Although MSERs are a common approach to define which extremal regions are worth working with, the Neumann and Matas algorithm uses a different approach, by submitting all extremal regions to a sequential classifier that's been trained for character detection. This classifier works in two different stages:
- The first stage incrementally computes descriptors (bounding box, perimeter, area, and Euler number) for each region. These descriptors are submitted to a classifier that estimates how probable the region is to be a character in the alphabet. Then, only the regions of high probability are selected for stage 2.
- In this stage, the features of the whole area ratio, convex hull ratio, and the number of outer boundary inflexion points are calculated. This provides more detailed information that allows the classifier to discard non-text characters, but they are also much slower to calculate.
Under OpenCV, this process is implemented in a class called ERFilter. It is also possible to use different image single channel projections, such as R, G, B, Luminance, or gray scale conversion to increase the character recognition rates. Finally, all of the characters must be grouped into text blocks (such as words or paragraphs). OpenCV 3.0 provides two algorithms for this purpose:
- Prune exhaustive search: Also proposed by Mattas in 2011, this algorithm does not need any previous training or classification, but is limited to horizontally aligned text
- Hierarchical method for oriented text: This deals with text in any orientation, but needs a trained classifier
This also means that this algorithm is sensitive to the fonts used in classifier training.
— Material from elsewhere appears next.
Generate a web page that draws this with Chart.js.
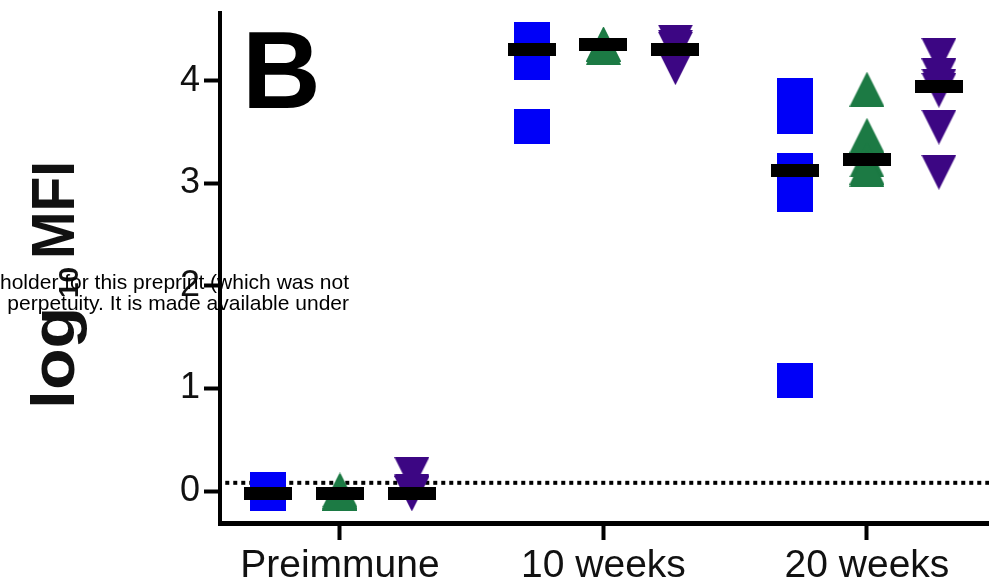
<!DOCTYPE html>
<html>
<head>
<meta charset="utf-8">
<script src="https://cdn.jsdelivr.net/npm/chart.js@4/dist/chart.umd.min.js"></script>
<style>
  html, body { margin: 0; padding: 0; background: #fff; }
  #myChart { display: block; }
</style>
</head>
<body>
<canvas id="myChart" width="989" height="588"></canvas>
<script>
// categories and tick labels
var groups = ['Preimmune', '10 weeks', '20 weeks'];
var yTicks = [0, 1, 2, 3, 4];

// individual log10 MFI values, one list per time point
var blueSquares = [
    [0.01, 0, -0.01, -0.02, -0.02],
    [4.40, 4.33, 4.31, 4.18, 3.56],
    [3.86, 3.75, 3.65, 3.13, 3.03, 2.89, 1.08]
];
var greenTriangles = [
    [0.01, 0, -0.02, -0.02, -0.02],
    [4.36, 4.36, 4.33],
    [3.92, 3.47, 3.23, 3.16, 3.14]
];
var purpleTriangles = [
    [0.16, 0, -0.01, -0.02, -0.02],
    [4.38, 4.33, 4.31, 4.13],
    [4.25, 4.05, 3.95, 3.91, 3.55, 3.11]
];

// medians (black bars)
var blueMedian = [-0.02, 4.31, 3.13];
var greenMedian = [-0.02, 4.36, 3.23];
var purpleMedian = [-0.02, 4.31, 3.95];

// dotted cut-off line
var cutoff = 0.08;

var X_MIN = -0.455, X_MAX = 2.463;
var Y_MIN = -0.312, Y_MAX = 4.663;
var SHIFT = 0.273;
var FONT = "'Liberation Sans', Arial, Helvetica, sans-serif";

function marker(shape, color, w, h) {
    var c = document.createElement('canvas');
    c.width = w;
    c.height = h;
    var g = c.getContext('2d');
    g.fillStyle = color;
    g.beginPath();
    if (shape === 'up') {
        g.moveTo(w / 2, 0); g.lineTo(w, h); g.lineTo(0, h);
    } else if (shape === 'down') {
        g.moveTo(0, 0); g.lineTo(w, 0); g.lineTo(w / 2, h);
    } else {
        g.rect(0, 0, w, h);
    }
    g.closePath();
    g.fill();
    return c;
}

function points(lists, shift) {
    var out = [];
    for (var i = 0; i < lists.length; i++) {
        for (var j = 0; j < lists[i].length; j++) {
            out.push({ x: i + shift, y: lists[i][j] });
        }
    }
    return out;
}

function medianPoints(list, shift) {
    return list.map(function(v, i) { return { x: i + shift, y: v }; });
}

var bar = marker('rect', '#000', 48, 13);

function dots(label, data, style, order) {
    return {
        type: 'scatter',
        label: label,
        data: data,
        pointStyle: style,
        pointRadius: 18,
        pointHoverRadius: 18,
        order: order,
        clip: false
    };
}

var datasets = [
    dots('blue median', medianPoints(blueMedian, -SHIFT), bar, 0),
    dots('green median', medianPoints(greenMedian, 0), bar, 0),
    dots('purple median', medianPoints(purpleMedian, SHIFT), bar, 0),
    dots('blue', points(blueSquares, -SHIFT), marker('rect', '#0000f8', 36, 35), 1),
    dots('green', points(greenTriangles, 0), marker('up', '#1c7a44', 35, 35), 1),
    dots('purple', points(purpleTriangles, SHIFT), marker('down', '#3c0683', 35, 35), 1),
    {
        type: 'line',
        label: 'cutoff',
        data: [{ x: X_MIN + 0.02, y: cutoff }, { x: X_MAX, y: cutoff }],
        borderColor: '#000',
        borderWidth: 4,
        borderDash: [4, 4],
        pointRadius: 0,
        order: 3
    }
];

var textPlugin = {
    id: 'texts',
    afterDraw: function(chart) {
        var ctx = chart.ctx;
        ctx.save();
        ctx.fillStyle = '#000';
        ctx.textBaseline = 'alphabetic';

        // panel letter
        ctx.font = 'bold 109px ' + FONT;
        ctx.textAlign = 'left';
        ctx.fillText('B', 242, 108);

        // y axis title, log with subscript 10
        ctx.save();
        ctx.translate(74, 409);
        ctx.rotate(-Math.PI / 2);
        ctx.fillStyle = '#111';
        ctx.font = 'bold 62px ' + FONT;
        ctx.save();
        ctx.scale(1.1, 1);
        ctx.fillText('log', 0, 0);
        ctx.restore();
        ctx.font = 'bold 28px ' + FONT;
        ctx.fillText('10', 111, 4);
        ctx.font = 'bold 62px ' + FONT;
        ctx.save();
        ctx.translate(150, 0);
        ctx.scale(0.92, 1);
        ctx.fillText('MFI', 0, 0);
        ctx.restore();
        ctx.restore();

        // preprint notice overlay
        ctx.font = '21px ' + FONT;
        ctx.textAlign = 'right';
        ctx.fillText('holder for this preprint (which was not', 349, 289);
        ctx.fillText('perpetuity. It is made available under', 349, 310);
        ctx.restore();
    }
};

var ctx = document.getElementById('myChart').getContext('2d');
var myChart = new Chart(ctx, {
    type: 'scatter',
    data: { datasets: datasets },
    options: {
        responsive: false,
        animation: false,
        devicePixelRatio: 1,
        layout: { autoPadding: false, padding: { left: 0, right: 0, top: 13, bottom: 0 } },
        plugins: {
            legend: { display: false },
            tooltip: { enabled: false }
        },
        scales: {
            x: {
                type: 'linear',
                min: X_MIN,
                max: X_MAX,
                afterBuildTicks: function(s) {
                    s.ticks = groups.map(function(g, i) { return { value: i }; });
                },
                afterFit: function(s) {
                    s.height = 65;
                    s.paddingLeft = 0;
                    s.paddingRight = 0;
                },
                ticks: {
                    callback: function(v) { return groups[v]; },
                    font: { family: FONT, size: 39 },
                    color: '#111',
                    padding: 3,
                    autoSkip: false,
                    maxRotation: 0
                },
                grid: {
                    drawOnChartArea: false,
                    drawTicks: true,
                    tickLength: 17,
                    tickWidth: 4,
                    tickColor: '#000'
                },
                border: { display: true, color: '#000', width: 5 }
            },
            y: {
                min: Y_MIN,
                max: Y_MAX,
                afterBuildTicks: function(s) {
                    s.ticks = yTicks.map(function(v) { return { value: v }; });
                },
                afterFit: function(s) {
                    s.width = 220;
                    s.paddingTop = 0;
                    s.paddingBottom = 0;
                },
                ticks: {
                    font: { family: FONT, size: 36 },
                    color: '#111',
                    padding: 4
                },
                grid: {
                    drawOnChartArea: false,
                    drawTicks: true,
                    tickLength: 16,
                    tickWidth: 4,
                    tickColor: '#000'
                },
                border: { display: true, color: '#000', width: 4 }
            }
        }
    },
    plugins: [textPlugin]
});
</script>
</body>
</html>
A demonstration of this algorithm can be seen in the following video, which is provided by Neumann himself: https://www.youtube.com/watch?v=ejd5gGea2Fo&feature=youtu.be. Once the text is segmented, it just needs to be sent to an OCR like Tesseract, similarly to what we did in Chapter 10, Developing Segmentation Algorithms for Text Recognition. The only difference is that now we will use OpenCV text module classes to interface with Tesseract, since they provide a way to encapsulate the specific OCR engine we are using.